The Fed’s balance sheet assets are shown in the top half of the graph, and the 10 year Treasury bond yield is shown in the bottom half. However one chooses to define the Fed’s asset purchases (whether from its overall balance sheet, or its total asset holdings, or its direct Treasury purchases), there seems to have been no consistent relationship between the flow of its activities and the behaviour of the bond yield.
True, the initial collapse in bond yields in 2008 Q4 coincided with the surge in the Fed’s provision of liquidity to the financial sector. But the rise in bond yields in the first half of 2009 occurred in the face of the the Fed’s first programme of bond (mainly mortgage bond) purchases. The collapse in bond yields in 2010 Q2 and Q3 occurred after the Fed had temporarily stopped its bond purchases. And then the rise in bond yields in 2010 Q4 occurred just as the Fed was resuming its bond purchase under QE2.

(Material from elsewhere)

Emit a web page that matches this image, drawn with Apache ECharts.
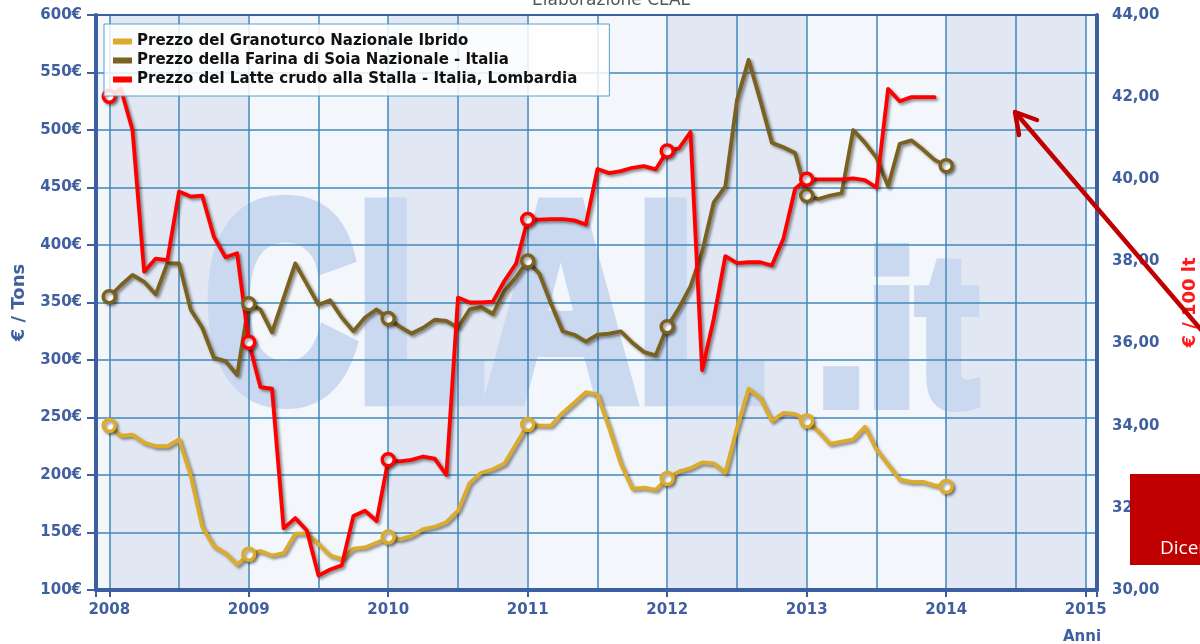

The conclusion of all this is that variations in the flow of Fed purchases of bonds has not had a visible effect on long bond yields. Other factors, especially variations in economic activity and in short rate expectations, have mattered more.
When the Fed changes its “extended period” language on short rates, the bond market could indeed be in serious trouble. But that still seems unlikely to happen immediately when QE2 ends. Taken in isolation, the cessation of Fed bond purchases should not have a dramatic effect on the level of yields.